Hankison, who was fired by the Louisville Metro Police Department earlier this year, was outside the apartment when the firing began. He fired 10 times, through a window and a sliding-glass door, Cameron said. None of his bullets appear to have hit Taylor, Cameron said.

Hankison was the only one of the three officers charged with a crime: He faces three counts of “wanton endangerment” because some of his shots passed through a wall and entered a neighboring, occupied apartment. None of the three people in that apartment were injured, Cameron said.

After Taylor’s death, Louisville banned no-knock warrants and passed a law requiring police to wear body cameras while serving warrants.

Taylor’s death is one of a string of cases where gunfire occurred during the execution of “no-knock” warrants. In Houston last year, two people were killed and five police officers injured during a no-knock raid on a home. No drugs were found, and police said that the search warrant had been based on false information provided by an officer.
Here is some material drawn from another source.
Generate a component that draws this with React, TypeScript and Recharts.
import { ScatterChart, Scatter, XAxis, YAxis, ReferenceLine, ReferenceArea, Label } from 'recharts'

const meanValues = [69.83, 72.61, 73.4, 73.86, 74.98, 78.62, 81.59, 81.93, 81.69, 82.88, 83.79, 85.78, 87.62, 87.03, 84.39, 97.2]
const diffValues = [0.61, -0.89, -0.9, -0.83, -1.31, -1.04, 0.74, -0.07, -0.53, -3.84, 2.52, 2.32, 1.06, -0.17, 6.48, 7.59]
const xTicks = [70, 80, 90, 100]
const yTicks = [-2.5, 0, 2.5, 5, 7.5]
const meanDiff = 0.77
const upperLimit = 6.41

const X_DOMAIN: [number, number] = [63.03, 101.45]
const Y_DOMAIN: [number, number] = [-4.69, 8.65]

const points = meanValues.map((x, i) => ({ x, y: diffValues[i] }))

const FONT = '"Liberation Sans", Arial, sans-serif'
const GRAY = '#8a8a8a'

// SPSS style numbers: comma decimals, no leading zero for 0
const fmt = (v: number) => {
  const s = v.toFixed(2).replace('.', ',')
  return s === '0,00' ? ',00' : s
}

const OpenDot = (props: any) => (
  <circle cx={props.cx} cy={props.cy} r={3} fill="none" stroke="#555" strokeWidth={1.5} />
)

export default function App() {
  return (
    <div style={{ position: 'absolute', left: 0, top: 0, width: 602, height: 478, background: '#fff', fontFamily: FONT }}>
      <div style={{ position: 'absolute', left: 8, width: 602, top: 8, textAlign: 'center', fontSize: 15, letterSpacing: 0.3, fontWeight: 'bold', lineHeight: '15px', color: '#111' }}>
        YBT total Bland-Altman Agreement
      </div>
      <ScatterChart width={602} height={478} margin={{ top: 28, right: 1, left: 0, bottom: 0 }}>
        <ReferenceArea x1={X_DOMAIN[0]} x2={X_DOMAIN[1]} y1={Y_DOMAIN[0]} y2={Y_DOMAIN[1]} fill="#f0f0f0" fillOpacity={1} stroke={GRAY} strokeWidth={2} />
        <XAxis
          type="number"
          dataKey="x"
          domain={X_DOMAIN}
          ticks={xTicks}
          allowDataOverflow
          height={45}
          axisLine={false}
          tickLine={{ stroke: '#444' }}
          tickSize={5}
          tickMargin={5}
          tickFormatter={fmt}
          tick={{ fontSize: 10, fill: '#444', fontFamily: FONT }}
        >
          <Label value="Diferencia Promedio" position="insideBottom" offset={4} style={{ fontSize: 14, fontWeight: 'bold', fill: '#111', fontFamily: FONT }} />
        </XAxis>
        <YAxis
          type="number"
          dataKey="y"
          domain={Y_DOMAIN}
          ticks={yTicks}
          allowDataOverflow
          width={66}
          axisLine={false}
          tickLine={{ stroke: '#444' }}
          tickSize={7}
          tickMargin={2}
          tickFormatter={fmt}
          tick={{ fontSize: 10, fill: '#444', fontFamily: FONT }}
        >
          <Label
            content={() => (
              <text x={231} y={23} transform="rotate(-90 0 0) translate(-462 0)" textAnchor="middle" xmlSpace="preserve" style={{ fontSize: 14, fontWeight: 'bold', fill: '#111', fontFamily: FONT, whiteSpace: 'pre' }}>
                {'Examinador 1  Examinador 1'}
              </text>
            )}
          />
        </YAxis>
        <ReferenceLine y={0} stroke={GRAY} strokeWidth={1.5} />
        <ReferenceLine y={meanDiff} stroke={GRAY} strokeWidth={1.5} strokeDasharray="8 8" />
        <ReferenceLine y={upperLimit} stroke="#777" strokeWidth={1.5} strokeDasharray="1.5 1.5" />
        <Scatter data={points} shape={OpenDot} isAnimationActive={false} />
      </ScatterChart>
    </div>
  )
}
Many police chiefs have begun to recognize the dangerous conflict that exists between castle-doctrine laws and no-knock warrants — and to sharply reduce the use of those warrants, said Chuck Wexler of the nonprofit Police Executive Research Forum. Except in extreme circumstances, officers have other options, Wexler said. For one, they could simply wait for their subject to leave the house.

“Police chiefs are asking themselves, ‘Is it worth it?’ And the answer is no,” Wexler said. “There’s so much risk involved, and there’s another way to accomplish the same thing.”